— begin Provided data —

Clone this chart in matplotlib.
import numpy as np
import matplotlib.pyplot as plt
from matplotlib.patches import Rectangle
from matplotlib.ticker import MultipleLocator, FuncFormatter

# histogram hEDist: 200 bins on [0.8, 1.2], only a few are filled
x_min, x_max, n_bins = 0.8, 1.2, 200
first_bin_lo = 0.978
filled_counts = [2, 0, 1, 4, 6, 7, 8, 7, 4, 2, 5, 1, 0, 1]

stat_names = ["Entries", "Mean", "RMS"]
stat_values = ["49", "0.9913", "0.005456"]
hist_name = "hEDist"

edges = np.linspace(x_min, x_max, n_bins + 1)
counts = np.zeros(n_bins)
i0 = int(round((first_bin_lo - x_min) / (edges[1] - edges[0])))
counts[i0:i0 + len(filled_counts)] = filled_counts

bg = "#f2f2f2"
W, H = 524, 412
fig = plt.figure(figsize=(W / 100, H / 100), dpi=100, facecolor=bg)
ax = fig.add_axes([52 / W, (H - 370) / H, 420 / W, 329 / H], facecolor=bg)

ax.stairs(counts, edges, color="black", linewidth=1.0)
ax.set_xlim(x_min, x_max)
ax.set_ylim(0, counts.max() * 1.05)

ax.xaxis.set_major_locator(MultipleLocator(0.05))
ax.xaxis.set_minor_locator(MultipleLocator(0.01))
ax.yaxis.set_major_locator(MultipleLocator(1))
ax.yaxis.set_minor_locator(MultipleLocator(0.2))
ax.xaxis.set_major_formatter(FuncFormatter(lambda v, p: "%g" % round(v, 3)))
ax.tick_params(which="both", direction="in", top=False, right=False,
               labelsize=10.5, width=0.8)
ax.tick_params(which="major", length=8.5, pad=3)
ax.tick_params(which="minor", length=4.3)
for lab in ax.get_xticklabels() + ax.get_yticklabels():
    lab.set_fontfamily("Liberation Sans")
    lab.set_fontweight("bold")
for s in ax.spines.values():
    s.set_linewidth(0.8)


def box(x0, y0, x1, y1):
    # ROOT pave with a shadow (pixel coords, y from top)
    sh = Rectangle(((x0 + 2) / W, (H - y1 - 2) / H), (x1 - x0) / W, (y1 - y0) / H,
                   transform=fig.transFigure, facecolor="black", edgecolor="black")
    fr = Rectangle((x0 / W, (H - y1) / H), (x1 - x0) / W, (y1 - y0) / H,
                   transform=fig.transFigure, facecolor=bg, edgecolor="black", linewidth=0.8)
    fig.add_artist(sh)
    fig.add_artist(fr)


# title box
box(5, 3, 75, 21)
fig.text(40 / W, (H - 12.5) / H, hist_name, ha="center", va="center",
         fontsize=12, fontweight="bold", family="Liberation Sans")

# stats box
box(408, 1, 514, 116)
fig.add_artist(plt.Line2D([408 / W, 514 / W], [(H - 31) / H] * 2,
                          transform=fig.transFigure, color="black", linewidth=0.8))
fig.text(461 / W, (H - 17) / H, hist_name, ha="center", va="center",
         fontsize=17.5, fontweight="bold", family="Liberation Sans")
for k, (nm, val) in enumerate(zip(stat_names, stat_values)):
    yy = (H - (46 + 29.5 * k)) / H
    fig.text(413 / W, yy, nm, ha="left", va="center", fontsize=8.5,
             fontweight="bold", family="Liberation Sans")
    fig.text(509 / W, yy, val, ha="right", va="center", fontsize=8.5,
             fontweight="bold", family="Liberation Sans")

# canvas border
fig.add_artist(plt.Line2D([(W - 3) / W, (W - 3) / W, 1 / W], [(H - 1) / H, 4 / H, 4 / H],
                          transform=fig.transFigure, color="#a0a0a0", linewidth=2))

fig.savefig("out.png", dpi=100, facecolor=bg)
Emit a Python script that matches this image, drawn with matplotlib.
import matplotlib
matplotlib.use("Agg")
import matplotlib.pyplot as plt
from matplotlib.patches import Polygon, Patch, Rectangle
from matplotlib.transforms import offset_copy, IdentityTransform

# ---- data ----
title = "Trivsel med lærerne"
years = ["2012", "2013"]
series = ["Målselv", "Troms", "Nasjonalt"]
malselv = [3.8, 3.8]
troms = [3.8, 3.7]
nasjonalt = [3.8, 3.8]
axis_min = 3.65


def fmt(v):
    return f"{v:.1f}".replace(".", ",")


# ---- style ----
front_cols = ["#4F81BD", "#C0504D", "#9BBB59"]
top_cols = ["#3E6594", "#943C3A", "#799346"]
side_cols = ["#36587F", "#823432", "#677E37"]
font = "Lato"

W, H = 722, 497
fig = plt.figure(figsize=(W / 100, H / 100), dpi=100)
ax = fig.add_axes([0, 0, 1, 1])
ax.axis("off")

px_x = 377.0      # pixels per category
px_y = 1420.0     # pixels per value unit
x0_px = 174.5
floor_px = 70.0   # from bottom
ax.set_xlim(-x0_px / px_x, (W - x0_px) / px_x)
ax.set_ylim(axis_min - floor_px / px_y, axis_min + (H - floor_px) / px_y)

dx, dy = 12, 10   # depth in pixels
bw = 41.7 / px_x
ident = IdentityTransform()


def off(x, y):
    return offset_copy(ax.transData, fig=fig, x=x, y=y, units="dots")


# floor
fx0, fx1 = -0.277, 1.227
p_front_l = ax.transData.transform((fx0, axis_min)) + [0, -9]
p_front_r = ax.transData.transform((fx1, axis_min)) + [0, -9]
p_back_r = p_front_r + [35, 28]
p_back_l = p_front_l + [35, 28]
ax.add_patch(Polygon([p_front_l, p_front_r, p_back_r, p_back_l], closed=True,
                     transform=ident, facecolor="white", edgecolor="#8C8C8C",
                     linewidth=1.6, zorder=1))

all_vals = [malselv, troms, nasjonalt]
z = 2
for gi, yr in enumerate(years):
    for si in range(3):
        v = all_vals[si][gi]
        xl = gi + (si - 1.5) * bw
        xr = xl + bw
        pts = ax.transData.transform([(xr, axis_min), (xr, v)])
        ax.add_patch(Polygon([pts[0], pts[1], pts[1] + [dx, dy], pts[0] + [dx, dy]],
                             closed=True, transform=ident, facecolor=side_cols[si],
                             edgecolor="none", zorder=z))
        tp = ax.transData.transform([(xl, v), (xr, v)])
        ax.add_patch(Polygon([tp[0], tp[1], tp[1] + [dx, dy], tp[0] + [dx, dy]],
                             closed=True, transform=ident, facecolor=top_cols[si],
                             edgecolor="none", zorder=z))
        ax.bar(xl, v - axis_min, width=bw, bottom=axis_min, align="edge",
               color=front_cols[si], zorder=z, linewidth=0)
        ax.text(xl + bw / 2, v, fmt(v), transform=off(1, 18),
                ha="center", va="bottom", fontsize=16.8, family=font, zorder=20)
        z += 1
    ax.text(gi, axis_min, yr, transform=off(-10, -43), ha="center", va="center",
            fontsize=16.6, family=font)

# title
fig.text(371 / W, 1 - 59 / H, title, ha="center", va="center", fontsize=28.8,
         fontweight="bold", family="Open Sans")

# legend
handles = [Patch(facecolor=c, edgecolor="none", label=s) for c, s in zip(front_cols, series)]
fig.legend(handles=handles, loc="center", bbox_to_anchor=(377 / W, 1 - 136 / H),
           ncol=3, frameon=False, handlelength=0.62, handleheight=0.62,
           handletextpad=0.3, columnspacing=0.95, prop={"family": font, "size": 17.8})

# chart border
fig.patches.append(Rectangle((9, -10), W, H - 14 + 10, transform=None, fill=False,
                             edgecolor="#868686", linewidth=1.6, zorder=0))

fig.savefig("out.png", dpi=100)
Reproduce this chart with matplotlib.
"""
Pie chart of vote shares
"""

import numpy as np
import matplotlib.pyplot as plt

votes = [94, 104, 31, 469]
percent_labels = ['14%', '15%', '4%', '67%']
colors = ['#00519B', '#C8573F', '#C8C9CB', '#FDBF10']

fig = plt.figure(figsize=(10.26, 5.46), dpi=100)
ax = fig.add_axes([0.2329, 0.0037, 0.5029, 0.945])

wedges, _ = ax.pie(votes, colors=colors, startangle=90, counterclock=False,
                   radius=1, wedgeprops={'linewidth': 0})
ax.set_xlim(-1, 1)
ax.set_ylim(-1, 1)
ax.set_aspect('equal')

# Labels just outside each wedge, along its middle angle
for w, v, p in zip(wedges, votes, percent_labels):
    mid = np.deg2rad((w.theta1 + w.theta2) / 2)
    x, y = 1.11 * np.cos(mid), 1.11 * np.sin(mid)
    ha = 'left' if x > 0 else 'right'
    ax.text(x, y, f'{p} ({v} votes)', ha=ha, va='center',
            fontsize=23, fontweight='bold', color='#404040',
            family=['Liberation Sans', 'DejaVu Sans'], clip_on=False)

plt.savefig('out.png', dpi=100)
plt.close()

— end Provided data —

## [Directions for this task]
In the listing above, locate the line with "Reproduce this chart with matplotlib." and the line with "ax.set_aspect('equal')", then extract exactly those lines and every line between them, and nothing more.

## [Reply]
Reproduce this chart with matplotlib.
"""
Pie chart of vote shares
"""

import numpy as np
import matplotlib.pyplot as plt

votes = [94, 104, 31, 469]
percent_labels = ['14%', '15%', '4%', '67%']
colors = ['#00519B', '#C8573F', '#C8C9CB', '#FDBF10']

fig = plt.figure(figsize=(10.26, 5.46), dpi=100)
ax = fig.add_axes([0.2329, 0.0037, 0.5029, 0.945])

wedges, _ = ax.pie(votes, colors=colors, startangle=90, counterclock=False,
                   radius=1, wedgeprops={'linewidth': 0})
ax.set_xlim(-1, 1)
ax.set_ylim(-1, 1)
ax.set_aspect('equal')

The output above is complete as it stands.